ENTRIES SHOWN:
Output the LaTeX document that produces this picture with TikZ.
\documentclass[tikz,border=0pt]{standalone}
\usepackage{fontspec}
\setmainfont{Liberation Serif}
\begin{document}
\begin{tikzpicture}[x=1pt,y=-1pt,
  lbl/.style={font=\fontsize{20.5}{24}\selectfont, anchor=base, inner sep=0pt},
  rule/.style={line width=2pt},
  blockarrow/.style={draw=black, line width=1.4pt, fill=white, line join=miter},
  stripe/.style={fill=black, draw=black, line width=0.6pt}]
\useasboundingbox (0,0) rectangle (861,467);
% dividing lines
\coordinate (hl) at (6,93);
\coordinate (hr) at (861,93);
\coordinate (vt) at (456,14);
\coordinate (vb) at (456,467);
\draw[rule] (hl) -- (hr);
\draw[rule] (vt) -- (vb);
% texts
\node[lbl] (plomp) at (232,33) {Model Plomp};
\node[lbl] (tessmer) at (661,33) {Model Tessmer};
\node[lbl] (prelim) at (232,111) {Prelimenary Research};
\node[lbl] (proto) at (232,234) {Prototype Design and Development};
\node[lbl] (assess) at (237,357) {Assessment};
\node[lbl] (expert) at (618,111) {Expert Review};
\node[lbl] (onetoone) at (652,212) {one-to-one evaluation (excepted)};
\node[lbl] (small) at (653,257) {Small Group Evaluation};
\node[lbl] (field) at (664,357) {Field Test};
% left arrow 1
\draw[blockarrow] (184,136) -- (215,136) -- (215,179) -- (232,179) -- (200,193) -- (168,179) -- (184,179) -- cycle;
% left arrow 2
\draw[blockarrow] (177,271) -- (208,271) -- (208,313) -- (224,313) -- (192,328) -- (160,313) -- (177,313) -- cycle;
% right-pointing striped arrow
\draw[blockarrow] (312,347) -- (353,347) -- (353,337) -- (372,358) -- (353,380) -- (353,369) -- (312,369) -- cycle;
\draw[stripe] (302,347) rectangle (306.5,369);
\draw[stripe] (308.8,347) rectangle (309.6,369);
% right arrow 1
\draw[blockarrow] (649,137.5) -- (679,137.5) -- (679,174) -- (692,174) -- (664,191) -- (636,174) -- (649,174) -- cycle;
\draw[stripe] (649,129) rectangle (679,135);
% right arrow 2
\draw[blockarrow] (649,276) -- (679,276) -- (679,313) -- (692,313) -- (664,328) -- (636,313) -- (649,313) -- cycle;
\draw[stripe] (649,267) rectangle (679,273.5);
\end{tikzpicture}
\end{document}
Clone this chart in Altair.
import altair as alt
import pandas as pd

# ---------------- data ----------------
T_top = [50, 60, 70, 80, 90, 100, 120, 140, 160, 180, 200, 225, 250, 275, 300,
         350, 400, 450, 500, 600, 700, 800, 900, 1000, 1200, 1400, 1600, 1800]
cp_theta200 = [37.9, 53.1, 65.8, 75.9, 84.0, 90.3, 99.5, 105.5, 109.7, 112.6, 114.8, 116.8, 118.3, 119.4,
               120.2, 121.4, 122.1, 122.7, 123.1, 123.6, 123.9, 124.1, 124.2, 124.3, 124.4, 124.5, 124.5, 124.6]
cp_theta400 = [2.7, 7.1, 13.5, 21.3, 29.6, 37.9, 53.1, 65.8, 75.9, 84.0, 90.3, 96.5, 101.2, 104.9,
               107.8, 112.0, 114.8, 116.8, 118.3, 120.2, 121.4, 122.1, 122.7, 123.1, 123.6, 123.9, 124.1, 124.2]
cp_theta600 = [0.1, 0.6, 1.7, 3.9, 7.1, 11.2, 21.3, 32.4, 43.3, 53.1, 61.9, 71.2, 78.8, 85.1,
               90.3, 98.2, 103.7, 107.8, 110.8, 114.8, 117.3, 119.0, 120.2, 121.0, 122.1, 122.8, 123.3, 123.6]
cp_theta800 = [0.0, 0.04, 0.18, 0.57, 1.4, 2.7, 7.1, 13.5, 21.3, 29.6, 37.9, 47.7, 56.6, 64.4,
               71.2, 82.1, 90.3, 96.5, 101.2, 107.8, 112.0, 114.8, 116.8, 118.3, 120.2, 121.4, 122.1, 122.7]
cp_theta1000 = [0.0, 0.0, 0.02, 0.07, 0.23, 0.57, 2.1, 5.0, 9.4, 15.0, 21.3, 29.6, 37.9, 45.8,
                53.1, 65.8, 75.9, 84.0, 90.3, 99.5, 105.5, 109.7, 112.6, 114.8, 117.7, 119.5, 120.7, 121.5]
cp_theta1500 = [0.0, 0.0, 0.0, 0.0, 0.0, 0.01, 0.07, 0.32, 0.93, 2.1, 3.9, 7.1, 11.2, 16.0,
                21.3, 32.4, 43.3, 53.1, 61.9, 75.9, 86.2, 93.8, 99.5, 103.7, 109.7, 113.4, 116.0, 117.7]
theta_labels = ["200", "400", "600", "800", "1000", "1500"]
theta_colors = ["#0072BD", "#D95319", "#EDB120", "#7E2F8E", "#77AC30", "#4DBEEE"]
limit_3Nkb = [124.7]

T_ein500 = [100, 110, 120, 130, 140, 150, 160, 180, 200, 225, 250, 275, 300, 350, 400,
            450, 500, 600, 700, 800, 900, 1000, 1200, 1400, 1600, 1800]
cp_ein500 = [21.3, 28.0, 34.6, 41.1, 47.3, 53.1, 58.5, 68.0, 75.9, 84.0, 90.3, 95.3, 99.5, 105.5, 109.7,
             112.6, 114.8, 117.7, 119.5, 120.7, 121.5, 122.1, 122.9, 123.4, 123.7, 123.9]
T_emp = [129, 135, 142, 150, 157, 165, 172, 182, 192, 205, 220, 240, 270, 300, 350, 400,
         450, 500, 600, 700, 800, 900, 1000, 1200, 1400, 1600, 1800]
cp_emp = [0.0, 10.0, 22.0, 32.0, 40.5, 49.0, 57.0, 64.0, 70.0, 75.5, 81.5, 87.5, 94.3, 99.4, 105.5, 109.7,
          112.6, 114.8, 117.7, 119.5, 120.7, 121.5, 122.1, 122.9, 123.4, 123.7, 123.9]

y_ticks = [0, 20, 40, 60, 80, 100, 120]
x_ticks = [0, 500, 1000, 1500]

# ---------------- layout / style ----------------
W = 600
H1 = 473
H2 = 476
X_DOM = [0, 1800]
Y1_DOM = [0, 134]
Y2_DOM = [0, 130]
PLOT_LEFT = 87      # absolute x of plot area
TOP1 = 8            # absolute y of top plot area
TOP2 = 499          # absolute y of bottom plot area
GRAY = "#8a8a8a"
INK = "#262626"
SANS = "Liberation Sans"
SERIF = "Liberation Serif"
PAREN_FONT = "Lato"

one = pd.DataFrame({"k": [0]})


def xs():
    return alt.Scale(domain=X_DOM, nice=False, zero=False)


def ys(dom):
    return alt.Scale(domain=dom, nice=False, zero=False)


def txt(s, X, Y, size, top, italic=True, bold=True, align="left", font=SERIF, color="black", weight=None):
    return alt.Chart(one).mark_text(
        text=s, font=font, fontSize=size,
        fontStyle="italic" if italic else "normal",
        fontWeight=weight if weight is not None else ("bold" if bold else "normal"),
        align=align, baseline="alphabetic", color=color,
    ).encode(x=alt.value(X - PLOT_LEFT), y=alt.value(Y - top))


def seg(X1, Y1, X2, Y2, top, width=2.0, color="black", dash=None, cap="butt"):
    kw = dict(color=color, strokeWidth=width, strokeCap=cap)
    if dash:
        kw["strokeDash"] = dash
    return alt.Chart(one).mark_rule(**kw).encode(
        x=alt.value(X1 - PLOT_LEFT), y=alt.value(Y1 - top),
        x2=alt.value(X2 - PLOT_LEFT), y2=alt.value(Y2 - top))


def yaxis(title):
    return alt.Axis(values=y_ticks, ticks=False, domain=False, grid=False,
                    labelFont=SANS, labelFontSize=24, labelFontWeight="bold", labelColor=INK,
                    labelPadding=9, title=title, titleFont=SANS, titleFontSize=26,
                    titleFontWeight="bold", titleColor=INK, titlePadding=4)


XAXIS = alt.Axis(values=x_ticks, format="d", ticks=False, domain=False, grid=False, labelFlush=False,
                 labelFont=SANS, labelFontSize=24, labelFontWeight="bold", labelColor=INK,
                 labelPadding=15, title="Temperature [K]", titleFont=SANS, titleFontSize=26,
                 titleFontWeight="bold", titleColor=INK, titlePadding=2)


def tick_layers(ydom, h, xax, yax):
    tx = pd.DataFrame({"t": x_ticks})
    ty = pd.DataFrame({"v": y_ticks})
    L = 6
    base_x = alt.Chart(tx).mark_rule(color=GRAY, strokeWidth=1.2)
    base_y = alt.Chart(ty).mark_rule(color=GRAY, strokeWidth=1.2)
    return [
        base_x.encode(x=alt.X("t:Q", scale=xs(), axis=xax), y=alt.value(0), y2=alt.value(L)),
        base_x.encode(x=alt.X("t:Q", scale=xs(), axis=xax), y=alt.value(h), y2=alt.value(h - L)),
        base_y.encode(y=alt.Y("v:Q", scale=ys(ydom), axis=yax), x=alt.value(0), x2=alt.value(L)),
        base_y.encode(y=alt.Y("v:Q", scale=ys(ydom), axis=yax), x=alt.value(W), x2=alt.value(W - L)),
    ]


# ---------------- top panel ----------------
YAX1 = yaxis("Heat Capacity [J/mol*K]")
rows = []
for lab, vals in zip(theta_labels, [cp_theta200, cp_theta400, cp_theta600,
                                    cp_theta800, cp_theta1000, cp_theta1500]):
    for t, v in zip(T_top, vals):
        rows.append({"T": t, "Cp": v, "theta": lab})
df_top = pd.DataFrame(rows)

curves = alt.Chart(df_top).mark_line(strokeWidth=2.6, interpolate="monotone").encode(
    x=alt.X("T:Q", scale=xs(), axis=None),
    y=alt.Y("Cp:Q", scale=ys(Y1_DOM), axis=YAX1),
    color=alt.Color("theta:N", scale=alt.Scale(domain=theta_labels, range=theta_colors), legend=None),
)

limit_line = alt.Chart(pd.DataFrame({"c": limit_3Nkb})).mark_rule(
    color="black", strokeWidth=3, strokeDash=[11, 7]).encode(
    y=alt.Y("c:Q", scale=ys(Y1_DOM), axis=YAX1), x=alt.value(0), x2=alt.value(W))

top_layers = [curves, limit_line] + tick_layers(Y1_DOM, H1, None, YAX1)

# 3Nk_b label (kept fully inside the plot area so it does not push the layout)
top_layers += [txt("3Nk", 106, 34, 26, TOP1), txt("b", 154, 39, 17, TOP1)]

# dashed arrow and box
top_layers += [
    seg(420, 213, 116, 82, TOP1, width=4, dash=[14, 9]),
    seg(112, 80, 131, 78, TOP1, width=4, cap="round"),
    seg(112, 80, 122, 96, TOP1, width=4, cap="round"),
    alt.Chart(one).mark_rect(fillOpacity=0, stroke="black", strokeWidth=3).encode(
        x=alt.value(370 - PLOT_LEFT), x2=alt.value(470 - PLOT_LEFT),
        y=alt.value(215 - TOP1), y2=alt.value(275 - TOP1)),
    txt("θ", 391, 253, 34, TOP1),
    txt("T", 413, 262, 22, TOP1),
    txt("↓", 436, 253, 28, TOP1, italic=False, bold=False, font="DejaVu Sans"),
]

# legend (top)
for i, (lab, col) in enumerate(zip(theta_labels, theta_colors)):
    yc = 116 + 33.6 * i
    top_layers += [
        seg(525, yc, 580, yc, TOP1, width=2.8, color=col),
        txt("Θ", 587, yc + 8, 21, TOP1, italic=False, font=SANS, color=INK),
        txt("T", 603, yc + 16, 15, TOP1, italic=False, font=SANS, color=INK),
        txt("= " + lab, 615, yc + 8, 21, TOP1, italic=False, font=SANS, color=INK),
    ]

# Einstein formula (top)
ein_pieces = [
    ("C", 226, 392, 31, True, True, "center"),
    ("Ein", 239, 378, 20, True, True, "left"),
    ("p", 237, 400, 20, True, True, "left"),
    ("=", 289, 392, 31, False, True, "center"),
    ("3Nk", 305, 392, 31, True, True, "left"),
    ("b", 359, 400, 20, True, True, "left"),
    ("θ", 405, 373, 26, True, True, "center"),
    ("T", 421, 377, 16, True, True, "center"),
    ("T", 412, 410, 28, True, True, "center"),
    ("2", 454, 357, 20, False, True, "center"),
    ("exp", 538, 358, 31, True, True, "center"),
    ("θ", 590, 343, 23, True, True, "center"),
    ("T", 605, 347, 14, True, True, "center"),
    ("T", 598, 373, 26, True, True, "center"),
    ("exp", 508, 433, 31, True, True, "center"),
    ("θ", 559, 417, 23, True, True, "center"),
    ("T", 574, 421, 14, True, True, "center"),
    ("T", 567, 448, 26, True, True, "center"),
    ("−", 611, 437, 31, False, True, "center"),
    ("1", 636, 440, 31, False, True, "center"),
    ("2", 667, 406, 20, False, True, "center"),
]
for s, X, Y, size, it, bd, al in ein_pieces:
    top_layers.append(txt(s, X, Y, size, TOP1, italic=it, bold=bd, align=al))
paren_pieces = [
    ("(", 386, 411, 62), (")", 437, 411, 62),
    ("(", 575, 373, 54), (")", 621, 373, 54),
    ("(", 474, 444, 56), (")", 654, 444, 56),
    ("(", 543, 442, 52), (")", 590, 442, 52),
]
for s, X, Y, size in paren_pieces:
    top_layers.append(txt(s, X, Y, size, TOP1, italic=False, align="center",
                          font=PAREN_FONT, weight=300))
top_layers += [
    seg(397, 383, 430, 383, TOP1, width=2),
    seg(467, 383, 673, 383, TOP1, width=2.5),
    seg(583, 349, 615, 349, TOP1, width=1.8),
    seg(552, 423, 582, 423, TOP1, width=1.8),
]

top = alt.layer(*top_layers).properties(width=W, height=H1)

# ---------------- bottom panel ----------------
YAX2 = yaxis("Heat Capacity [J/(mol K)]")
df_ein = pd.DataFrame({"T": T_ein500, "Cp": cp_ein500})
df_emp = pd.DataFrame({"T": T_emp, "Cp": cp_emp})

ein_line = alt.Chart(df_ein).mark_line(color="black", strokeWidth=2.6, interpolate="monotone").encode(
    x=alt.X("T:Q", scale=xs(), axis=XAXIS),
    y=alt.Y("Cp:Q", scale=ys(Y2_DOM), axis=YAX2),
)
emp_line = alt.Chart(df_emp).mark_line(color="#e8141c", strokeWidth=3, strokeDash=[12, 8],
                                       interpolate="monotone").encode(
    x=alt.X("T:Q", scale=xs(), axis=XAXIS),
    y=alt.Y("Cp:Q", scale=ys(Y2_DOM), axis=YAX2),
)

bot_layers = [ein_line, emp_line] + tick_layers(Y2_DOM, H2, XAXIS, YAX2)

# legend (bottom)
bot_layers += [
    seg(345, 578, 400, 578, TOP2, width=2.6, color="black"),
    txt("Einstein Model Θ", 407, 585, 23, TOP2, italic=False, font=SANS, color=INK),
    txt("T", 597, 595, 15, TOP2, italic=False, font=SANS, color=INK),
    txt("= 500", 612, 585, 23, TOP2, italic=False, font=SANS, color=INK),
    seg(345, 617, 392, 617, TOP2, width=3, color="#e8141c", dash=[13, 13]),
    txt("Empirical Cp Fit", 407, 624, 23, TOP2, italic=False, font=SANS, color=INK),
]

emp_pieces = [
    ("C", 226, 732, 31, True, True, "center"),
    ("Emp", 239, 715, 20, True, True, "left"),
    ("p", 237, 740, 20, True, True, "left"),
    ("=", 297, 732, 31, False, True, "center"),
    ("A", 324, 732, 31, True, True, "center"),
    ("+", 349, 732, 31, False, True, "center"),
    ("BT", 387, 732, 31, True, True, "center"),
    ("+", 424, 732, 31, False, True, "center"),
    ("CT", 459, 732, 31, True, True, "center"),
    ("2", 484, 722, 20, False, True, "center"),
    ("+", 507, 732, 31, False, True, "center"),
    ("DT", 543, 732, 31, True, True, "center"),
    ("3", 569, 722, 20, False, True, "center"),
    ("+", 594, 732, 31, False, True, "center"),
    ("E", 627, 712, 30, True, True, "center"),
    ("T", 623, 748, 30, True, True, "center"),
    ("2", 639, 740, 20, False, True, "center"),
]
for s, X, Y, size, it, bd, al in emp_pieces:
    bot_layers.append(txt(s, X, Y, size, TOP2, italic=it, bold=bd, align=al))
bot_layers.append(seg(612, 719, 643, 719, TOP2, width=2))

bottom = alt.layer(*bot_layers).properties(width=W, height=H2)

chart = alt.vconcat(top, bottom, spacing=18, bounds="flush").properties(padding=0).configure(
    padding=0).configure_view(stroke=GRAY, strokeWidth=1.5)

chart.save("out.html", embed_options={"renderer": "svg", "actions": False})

WHAT IS ASKED:
Scan the material above. Extract every line in which the word "this" occurs.

RESPONSE:
Output the LaTeX document that produces this picture with TikZ.
Clone this chart in Altair.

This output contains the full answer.